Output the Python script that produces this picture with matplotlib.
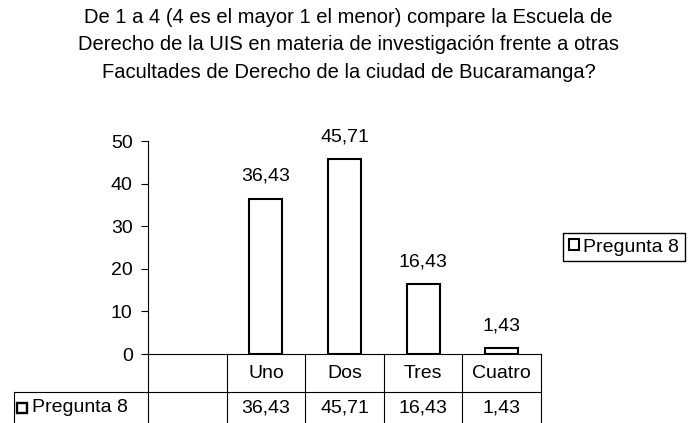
import matplotlib
matplotlib.use("Agg")
import matplotlib.pyplot as plt

plt.rcParams['font.family'] = ['Liberation Sans', 'DejaVu Sans']
plt.rcParams['font.size'] = 14

# === Datos ===
titulo = ("De 1 a 4 (4 es el mayor 1 el menor) compare la Escuela de\n"
          "Derecho de la UIS en materia de investigación frente a otras\n"
          "Facultades de Derecho de la ciudad de Bucaramanga?")
categorias = ["", "Uno", "Dos", "Tres", "Cuatro"]
valores = [None, 36.43, 45.71, 16.43, 1.43]
serie = "Pregunta 8"


def fmt(v):
    return "" if v is None else f"{v:.2f}".replace(".", ",")


W, H = 697, 423
fig = plt.figure(figsize=(W / 100, H / 100), dpi=100)
ax = fig.add_axes([148 / W, (H - 354) / H, 393 / W, 213 / H])

pos = [i + 0.5 for i in range(len(categorias))]
xs = [p for p, v in zip(pos, valores) if v is not None]
vs = [v for v in valores if v is not None]
barras = ax.bar(xs, vs, width=0.42, color="white", edgecolor="black",
                linewidth=1.5, label=serie)
for x, v in zip(xs, vs):
    ax.annotate(fmt(v), (x, v), xytext=(0, 10), textcoords="offset points",
                ha="center", va="bottom")

ax.set_xlim(0, len(categorias))
ax.set_ylim(0, 50)
ax.set_yticks(range(0, 51, 10))
ax.set_xticks([])
ax.tick_params(axis="y", length=5, width=0.8, pad=6)
for s in ["top", "right"]:
    ax.spines[s].set_visible(False)
for s in ["left", "bottom"]:
    ax.spines[s].set_linewidth(0.8)

# === Tabla de datos ===
tr = ax.get_xaxis_transform()
fila1 = -38 / 213
fila2 = -69 / 213
x_izq = (14 - 148) / 78.6
kw = dict(color="black", lw=0.8, transform=tr, clip_on=False)
ax.plot([x_izq, len(categorias)], [fila1, fila1], **kw)
ax.plot([x_izq, x_izq], [fila1, fila2], **kw)
for i in range(len(categorias) + 1):
    ax.plot([i, i], [0, fila2], **kw)

for p, c, v in zip(pos, categorias, valores):
    ax.text(p, fila1 / 2, c, ha="center", va="center", transform=tr)
    ax.text(p, (fila1 + fila2) / 2, fmt(v), ha="center", va="center", transform=tr)

ax.plot([x_izq + 0.1], [(fila1 + fila2) / 2], marker="s", ms=7, mfc="white",
        mec="black", mew=1.7, transform=tr, clip_on=False)
ax.text(x_izq + 0.23, (fila1 + fila2) / 2, serie, ha="left", va="center", transform=tr)

# === Leyenda ===
fig.legend(handles=[barras], loc="center left", bbox_to_anchor=(563 / W, (H - 247) / H),
           frameon=True, fancybox=False, edgecolor="black", framealpha=1,
           handlelength=0.5, handleheight=0.5, handletextpad=0.25,
           borderpad=0.3, borderaxespad=0)

fig.text(0.5, 1 - 45 / H, titulo, ha="center", va="center", linespacing=1.58,
         fontsize=14.5)

fig.savefig("out.png", dpi=100)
- - - -
### Task details
Go from the first line of the listing to the line holding "plt.rcParams['font.size'] = 14" and, please, transcribe those lines exactly, both included, with no pictures.

### Full answer
Output the Python script that produces this picture with matplotlib.
import matplotlib
matplotlib.use("Agg")
import matplotlib.pyplot as plt

plt.rcParams['font.family'] = ['Liberation Sans', 'DejaVu Sans']
plt.rcParams['font.size'] = 14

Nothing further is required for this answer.